My own interest in the impossible dream started when aspirations to domestic nirvana were limited to singing along to Somewhere That’s Green from The Little Shop of Horrors. It was the early 1990s and I was living in a bedsit in Rathmines that was straight out of Rising Damp. The wiring was certainly straight out of the 70s – ah the heady days before landlord registration! So the 70s edition Good Housekeeping Home Encyclopaedia seemed like an essential reference when I found it on the dusty lower shelf of a second hand bookshop. It was only when I got it home I discovered the wealth of information about stain removal and household budgets. In those days I tended to skip the bits about how to cater dinner parties and look your most alluring with a gin & tonic when your husband came home from a hard day at the office.
Growing up in the 70s and 80s surrounded by strong women, many of whom were going it alone I never doubted that I would build a career. There was never any suggestion that happiness was in any way contingent on a well appointed kitchen or, come to that, a man. By the time I reached my teens and my 20s I saw the perfectly rouged, high-heeled beauties in the “House Wife” manual as nothing more than Stepford Wives, enemies almost, who were very definitely letting the side down.

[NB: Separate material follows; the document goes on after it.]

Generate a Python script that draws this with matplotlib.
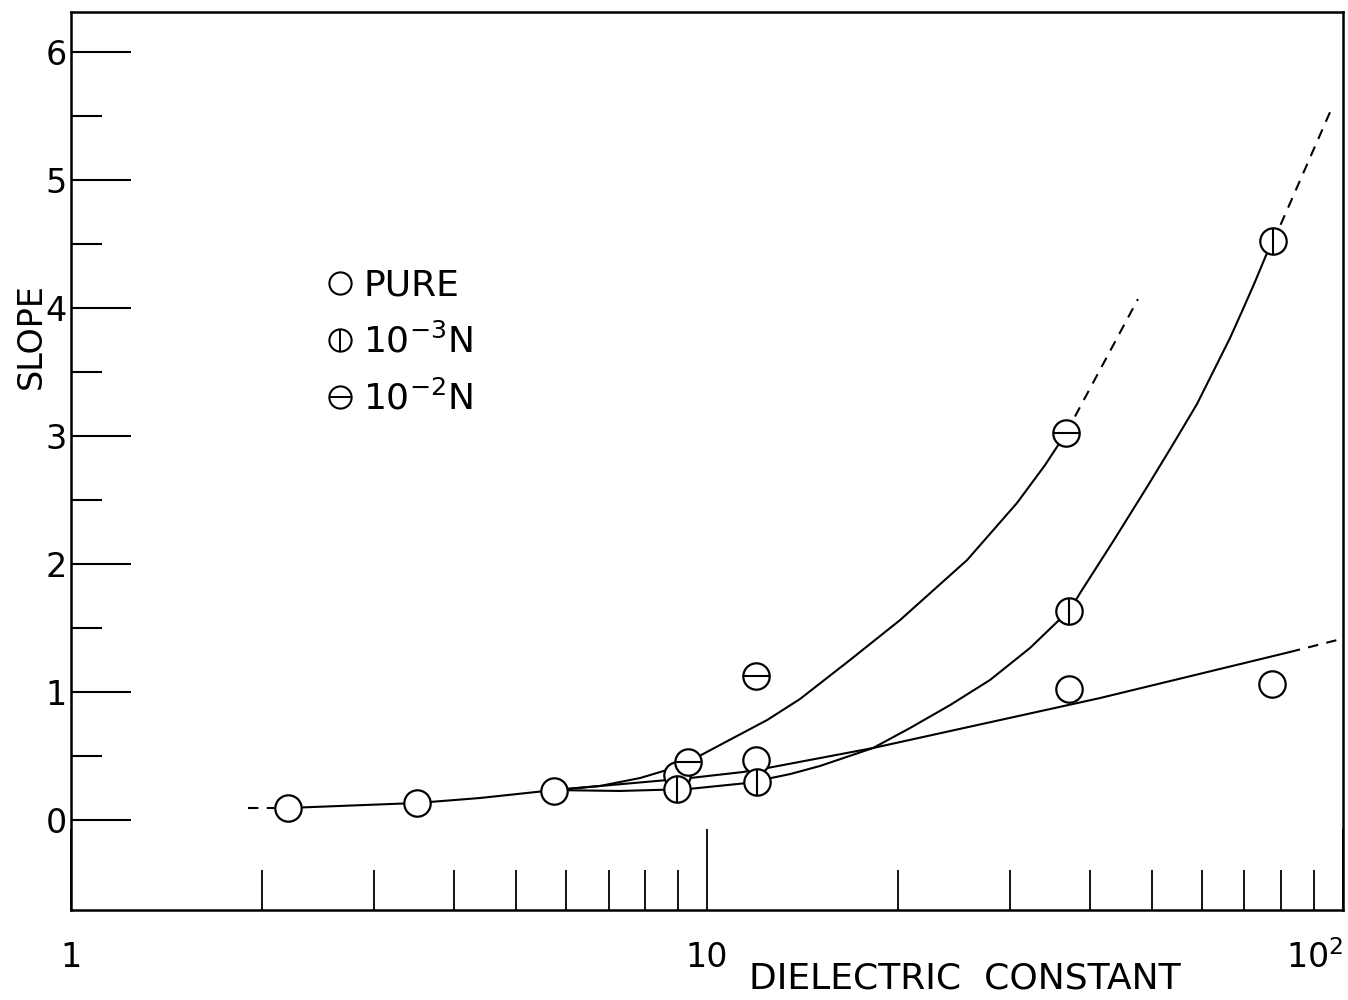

My stance softened when I met The Husband. I seized the idea of building a warm and inviting nest with both hands, consumed with the urge to build a glowing, sweet-smelling home just for just us two. I bought an apron and matching saucepans. I learnt to make cupcakes and bread. I was never going to be a kitchen goddess – the keyboard will always have more of a lure than the kitchen – but suddenly I could kind of see the point. It was in the euphoria of early married life that my little collection of “Good Wife” manuals took shape. Even when newsroom shifts meant I was living off M&S microwave meals for one I would look at the colour plates in these books and marvel at the spotless kitchens and gargantuan cleaning schedules.
The earliest book I have is the didactically titled Book of Good Housekeeping published by the Good Housekeeping sometime in the 1950s. “The modern housewife”, the introduction informs, “has to combine many functions with those of mistress of her house; she will almost certainly do her own shopping and cooking, and probably a good part of the household washing and cleaning; more and more she is her own interior decorator, handywoman and often gardener…Even with the willing help of the “man about the house”, the average housewife today leads a very full life.” The book covers everything from balancing the household budget to plumbing and beauty (all vanishing cream and makeup that looks it’s best from the other side of the room).
The schedule for housework alone provides a full working week and the requirement for table linen (2-3 table cloths, 2-3 breakfast cloths AND 2-3 afternoon tea cloths) means life would be a never ending cycle of table laying. But despite the frankly terrifying standards you’re supposed to aspire to there’s something comforting about the photographs of primary coloured kitchens and living rooms. For all the fish knives and grapefruit spoons, the book makes ideal home perfection look attainable – even if it is a full time job.
Then there’s Frankly Feminine published in England in 1972. Times have changed and it’s no longer enough to match your lipstick to your suit colour (or to dress up when doing the housework for that matter). The book starts off with a list of the calories in everyday foodstuff and many pictures of a very supple blonde girl in a red leotard but the housework plan is as strenuous as ever. As the foreword says “This book has been compiled for today’s complete woman – who sees the stars around her and finds her happiness still in her home, with her family, and her friends.” “Today’s complete woman” is still going to be spending a hell of a lot of time with table cloths and dinner parties even if the fish knives have now been superseded by fondue sets.
These were the books bought by and bought for brides. I can all too easily imagine how their calm, dogmatic tone could be tinged with the mother-in-law’s hectoring tones. They set the bar pretty high and, when not viewed as social history, must have seemed like the Stepford rule book. But I read them from a different world. I might not come close to their exacting standards but I don’t have to. I find it comforting not nagging that they break down domesticity into a simple set of rules. With their diagrams for everything from changing nappies to laying out a kitchen to putting on eye shadow they break down the esoteric secrets of grown up life into a few easy steps.
Generally speaking I restrict my domestic goddess tendencies to Christmas and the very occasional dinner party and you’re a million times more likely to find me sitting at my desk with birds nest hair and ratty pyjamas than turning the mattresses and laying the table for breakfast. But if I had the spare cash I’d love to bid for the Lady’s Companion…how fascinating to see how the mother-in-laws of the 1740s would given their instructions.